**** Data extract

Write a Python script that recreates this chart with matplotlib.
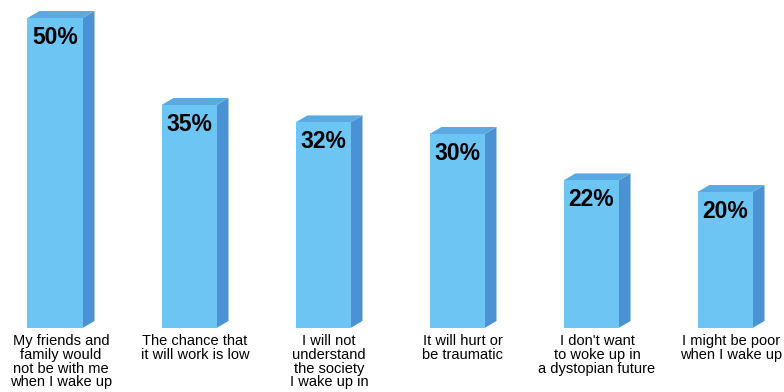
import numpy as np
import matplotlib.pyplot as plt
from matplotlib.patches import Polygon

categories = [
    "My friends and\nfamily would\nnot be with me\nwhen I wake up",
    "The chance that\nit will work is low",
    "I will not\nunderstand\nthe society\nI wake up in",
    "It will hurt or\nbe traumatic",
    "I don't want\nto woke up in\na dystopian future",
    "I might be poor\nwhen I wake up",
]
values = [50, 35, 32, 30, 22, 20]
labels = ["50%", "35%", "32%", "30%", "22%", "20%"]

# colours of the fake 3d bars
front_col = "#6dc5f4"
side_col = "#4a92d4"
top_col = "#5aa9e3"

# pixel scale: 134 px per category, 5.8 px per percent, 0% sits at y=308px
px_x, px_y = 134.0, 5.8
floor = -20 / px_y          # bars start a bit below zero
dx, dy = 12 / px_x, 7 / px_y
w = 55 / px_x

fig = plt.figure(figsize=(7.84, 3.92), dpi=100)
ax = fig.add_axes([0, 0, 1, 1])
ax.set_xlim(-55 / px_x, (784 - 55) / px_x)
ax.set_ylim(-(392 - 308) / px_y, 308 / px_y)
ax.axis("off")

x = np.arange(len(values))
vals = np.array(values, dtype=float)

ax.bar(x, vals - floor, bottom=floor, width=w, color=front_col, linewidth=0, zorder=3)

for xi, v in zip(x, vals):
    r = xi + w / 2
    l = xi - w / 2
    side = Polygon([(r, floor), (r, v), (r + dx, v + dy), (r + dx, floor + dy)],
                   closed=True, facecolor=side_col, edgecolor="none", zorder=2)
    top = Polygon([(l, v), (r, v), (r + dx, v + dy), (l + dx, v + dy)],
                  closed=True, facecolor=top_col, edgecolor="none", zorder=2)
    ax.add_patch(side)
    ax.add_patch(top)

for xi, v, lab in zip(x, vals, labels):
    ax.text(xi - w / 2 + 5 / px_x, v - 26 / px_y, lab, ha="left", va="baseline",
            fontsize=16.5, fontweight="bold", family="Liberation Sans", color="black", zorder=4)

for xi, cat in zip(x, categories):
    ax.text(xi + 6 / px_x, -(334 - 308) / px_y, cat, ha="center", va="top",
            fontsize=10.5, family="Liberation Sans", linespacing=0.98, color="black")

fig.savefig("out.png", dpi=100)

********

_Written instruction_: Please restate the material above line by line, exactly, beginning at its first line and ending with the line that contains "from matplotlib.patches import Polygon", without any pictures.

_In response_:
Write a Python script that recreates this chart with matplotlib.
import numpy as np
import matplotlib.pyplot as plt
from matplotlib.patches import Polygon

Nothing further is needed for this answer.